■ DATASET CONTENT:
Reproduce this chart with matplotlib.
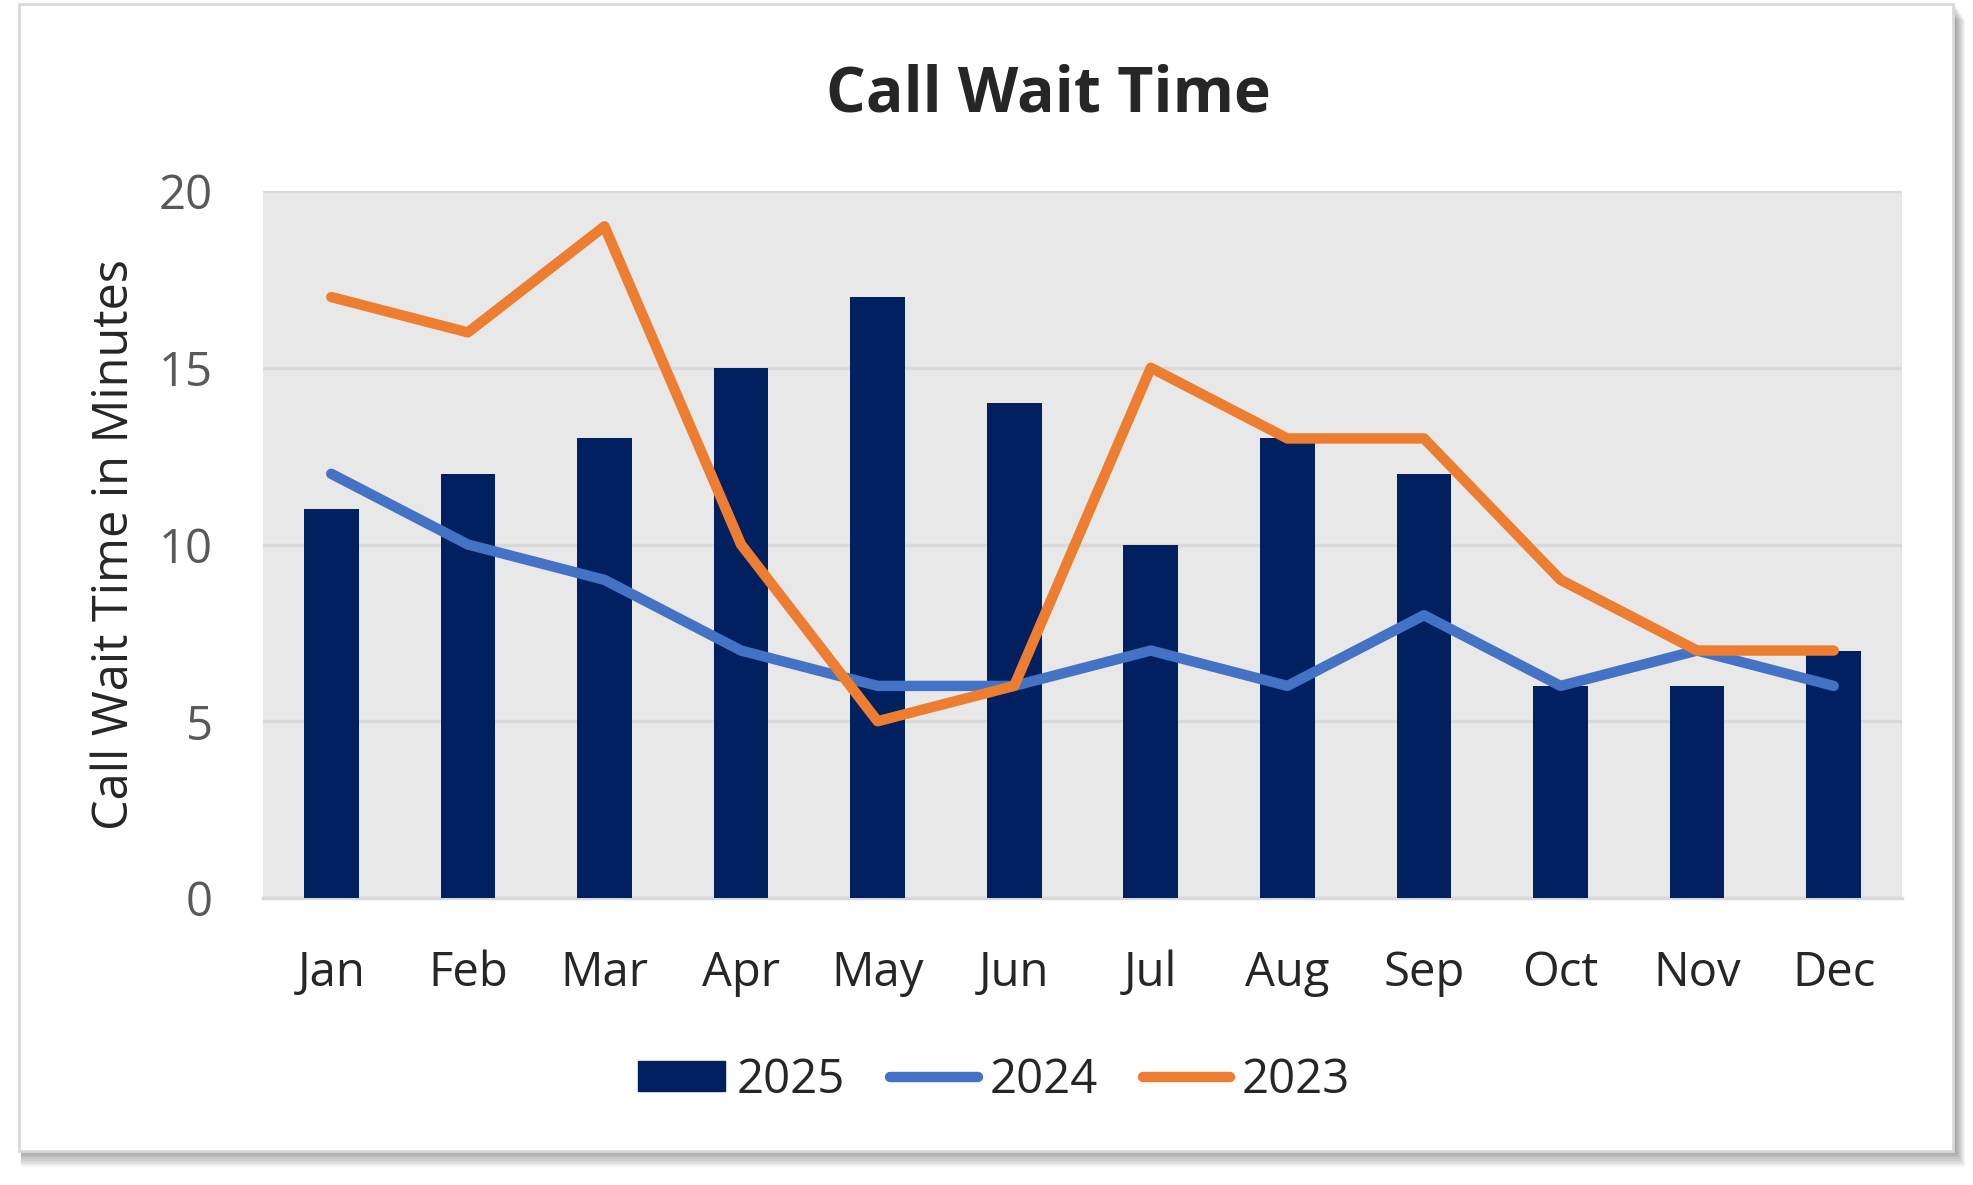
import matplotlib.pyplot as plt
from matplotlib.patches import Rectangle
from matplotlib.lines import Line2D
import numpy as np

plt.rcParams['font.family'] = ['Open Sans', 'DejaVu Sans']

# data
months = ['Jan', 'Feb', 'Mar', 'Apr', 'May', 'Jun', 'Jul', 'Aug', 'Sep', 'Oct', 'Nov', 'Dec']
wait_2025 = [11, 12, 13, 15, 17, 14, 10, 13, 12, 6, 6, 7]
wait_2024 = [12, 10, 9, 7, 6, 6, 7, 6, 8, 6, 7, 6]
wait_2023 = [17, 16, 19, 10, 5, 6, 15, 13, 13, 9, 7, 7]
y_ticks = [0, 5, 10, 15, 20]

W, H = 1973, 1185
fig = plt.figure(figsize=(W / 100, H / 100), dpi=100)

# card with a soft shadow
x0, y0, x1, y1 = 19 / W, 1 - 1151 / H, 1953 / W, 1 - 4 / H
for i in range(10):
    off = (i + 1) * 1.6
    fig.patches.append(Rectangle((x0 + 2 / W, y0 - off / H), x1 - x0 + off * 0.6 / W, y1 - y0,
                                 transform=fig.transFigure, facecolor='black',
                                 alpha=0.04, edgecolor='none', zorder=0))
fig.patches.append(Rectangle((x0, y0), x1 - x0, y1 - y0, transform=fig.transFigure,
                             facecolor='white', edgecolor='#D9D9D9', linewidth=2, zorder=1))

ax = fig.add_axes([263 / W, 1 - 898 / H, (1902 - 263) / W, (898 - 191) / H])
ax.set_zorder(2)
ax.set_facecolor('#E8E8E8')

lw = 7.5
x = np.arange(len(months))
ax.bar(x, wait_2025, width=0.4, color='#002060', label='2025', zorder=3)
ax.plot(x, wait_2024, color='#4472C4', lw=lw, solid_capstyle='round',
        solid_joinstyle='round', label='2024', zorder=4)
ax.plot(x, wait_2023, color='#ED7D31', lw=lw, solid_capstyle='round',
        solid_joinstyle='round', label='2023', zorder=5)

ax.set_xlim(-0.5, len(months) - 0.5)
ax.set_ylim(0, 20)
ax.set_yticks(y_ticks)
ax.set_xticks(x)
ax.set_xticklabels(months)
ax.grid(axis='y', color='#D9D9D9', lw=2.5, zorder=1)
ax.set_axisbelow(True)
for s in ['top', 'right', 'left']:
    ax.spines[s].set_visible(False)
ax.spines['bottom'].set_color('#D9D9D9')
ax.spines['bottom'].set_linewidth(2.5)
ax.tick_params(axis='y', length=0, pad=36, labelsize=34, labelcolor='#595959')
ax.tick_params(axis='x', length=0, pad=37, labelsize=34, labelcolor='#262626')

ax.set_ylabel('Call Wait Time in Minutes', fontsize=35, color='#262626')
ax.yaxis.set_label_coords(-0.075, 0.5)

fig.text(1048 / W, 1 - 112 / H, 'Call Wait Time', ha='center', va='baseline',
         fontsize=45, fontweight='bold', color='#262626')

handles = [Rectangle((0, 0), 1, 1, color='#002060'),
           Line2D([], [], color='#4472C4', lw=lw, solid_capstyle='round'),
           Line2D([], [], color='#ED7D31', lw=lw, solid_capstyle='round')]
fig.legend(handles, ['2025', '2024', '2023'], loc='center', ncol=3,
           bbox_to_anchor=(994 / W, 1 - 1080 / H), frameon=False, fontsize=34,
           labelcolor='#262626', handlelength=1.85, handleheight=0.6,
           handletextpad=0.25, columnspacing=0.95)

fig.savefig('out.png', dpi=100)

■ REQUIREMENTS: Your task is to return the lines above, from the first one up to and including the line containing "facecolor='white', edgecolor='#D9D9D9', linewidth=2, zorder=1))", minus any pictures.

■ ANSWER TO THIS TASK:
Reproduce this chart with matplotlib.
import matplotlib.pyplot as plt
from matplotlib.patches import Rectangle
from matplotlib.lines import Line2D
import numpy as np

plt.rcParams['font.family'] = ['Open Sans', 'DejaVu Sans']

# data
months = ['Jan', 'Feb', 'Mar', 'Apr', 'May', 'Jun', 'Jul', 'Aug', 'Sep', 'Oct', 'Nov', 'Dec']
wait_2025 = [11, 12, 13, 15, 17, 14, 10, 13, 12, 6, 6, 7]
wait_2024 = [12, 10, 9, 7, 6, 6, 7, 6, 8, 6, 7, 6]
wait_2023 = [17, 16, 19, 10, 5, 6, 15, 13, 13, 9, 7, 7]
y_ticks = [0, 5, 10, 15, 20]

W, H = 1973, 1185
fig = plt.figure(figsize=(W / 100, H / 100), dpi=100)

# card with a soft shadow
x0, y0, x1, y1 = 19 / W, 1 - 1151 / H, 1953 / W, 1 - 4 / H
for i in range(10):
    off = (i + 1) * 1.6
    fig.patches.append(Rectangle((x0 + 2 / W, y0 - off / H), x1 - x0 + off * 0.6 / W, y1 - y0,
                                 transform=fig.transFigure, facecolor='black',
                                 alpha=0.04, edgecolor='none', zorder=0))
fig.patches.append(Rectangle((x0, y0), x1 - x0, y1 - y0, transform=fig.transFigure,
                             facecolor='white', edgecolor='#D9D9D9', linewidth=2, zorder=1))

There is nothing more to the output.